--- BEGIN DATASET EXCERPT ---

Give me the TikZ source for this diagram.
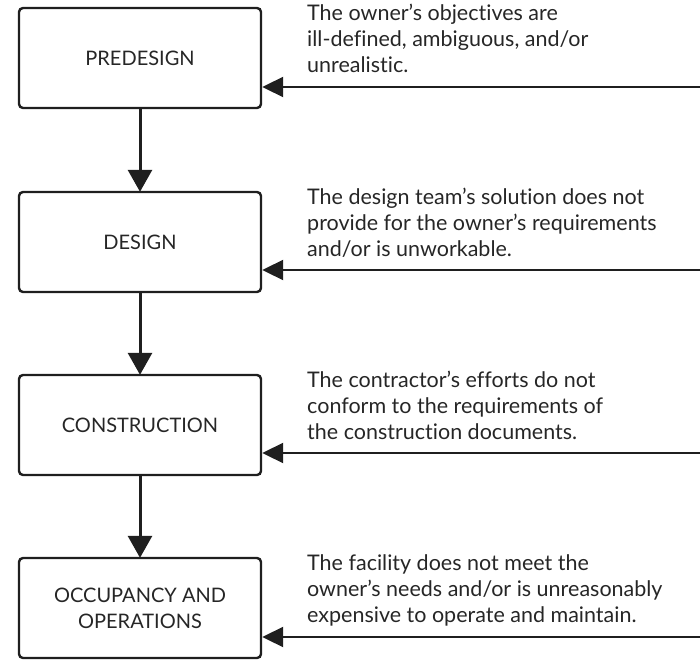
\documentclass[tikz,border=0pt]{standalone}
\usepackage{fontspec}
\setmainfont{Lato}[RawFeature=-liga]
\usetikzlibrary{arrows.meta}
\begin{document}
\begin{tikzpicture}[x=1pt,y=-1pt,
  phase/.style={draw=black!88, line width=2.4pt, rounded corners=4pt,
    minimum width=242pt, minimum height=100pt, inner sep=0pt,
    align=center, font=\fontsize{20}{26}\selectfont, text=black!85},
  flow/.style={draw=black!88, line width=3pt,
    -{Triangle[length=22pt,width=24pt]}, shorten >=-1pt},
  issue/.style={draw=black!88, line width=2pt,
    -{Triangle[length=21pt,width=20pt]}},
  note/.style={anchor=north west, align=left, inner sep=0pt,
    font=\fontsize{21.5}{26}\selectfont, text=black!85}]
\useasboundingbox (0,0) rectangle (700,660);

\node[phase] (pre)  at (140,58)  {PREDESIGN};
\node[phase] (des)  at (140,242) {DESIGN};
\node[phase] (con)  at (140,425) {CONSTRUCTION};
\node[phase] (occ)  at (140,608) {OCCUPANCY AND\\OPERATIONS};

\draw[flow] (pre) -- (des);
\draw[flow] (des) -- (con);
\draw[flow] (con) -- (occ);

\coordinate (e1) at (701,87);
\coordinate (e2) at (701,270);
\coordinate (e3) at (701,453);
\coordinate (e4) at (701,637);
\draw[issue] (e1) -- (e1 -| pre.east);
\draw[issue] (e2) -- (e2 -| des.east);
\draw[issue] (e3) -- (e3 -| con.east);
\draw[issue] (e4) -- (e4 -| occ.east);

\node[note] (n1) at (307,4)   {The owner’s objectives are\\ill-defined, ambiguous, and/or\\unrealistic.};
\node[note] (n2) at (307,188) {The design team’s solution does not\\provide for the owner’s requirements\\and/or is unworkable.};
\node[note] (n3) at (307,371) {The contractor’s efforts do not\\conform to the requirements of\\the construction documents.};
\node[note] (n4) at (307,554) {The facility does not meet the\\owner’s needs and/or is unreasonably\\expensive to operate and maintain.};
\end{tikzpicture}
\end{document}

--- END DATASET EXCERPT ---

Return only the lines running from the top of the data to the line that holds "(0,0) rectangle (700,660);". Include both of those lines, but skip the pictures.

Give me the TikZ source for this diagram.
\documentclass[tikz,border=0pt]{standalone}
\usepackage{fontspec}
\setmainfont{Lato}[RawFeature=-liga]
\usetikzlibrary{arrows.meta}
\begin{document}
\begin{tikzpicture}[x=1pt,y=-1pt,
  phase/.style={draw=black!88, line width=2.4pt, rounded corners=4pt,
    minimum width=242pt, minimum height=100pt, inner sep=0pt,
    align=center, font=\fontsize{20}{26}\selectfont, text=black!85},
  flow/.style={draw=black!88, line width=3pt,
    -{Triangle[length=22pt,width=24pt]}, shorten >=-1pt},
  issue/.style={draw=black!88, line width=2pt,
    -{Triangle[length=21pt,width=20pt]}},
  note/.style={anchor=north west, align=left, inner sep=0pt,
    font=\fontsize{21.5}{26}\selectfont, text=black!85}]
\useasboundingbox (0,0) rectangle (700,660);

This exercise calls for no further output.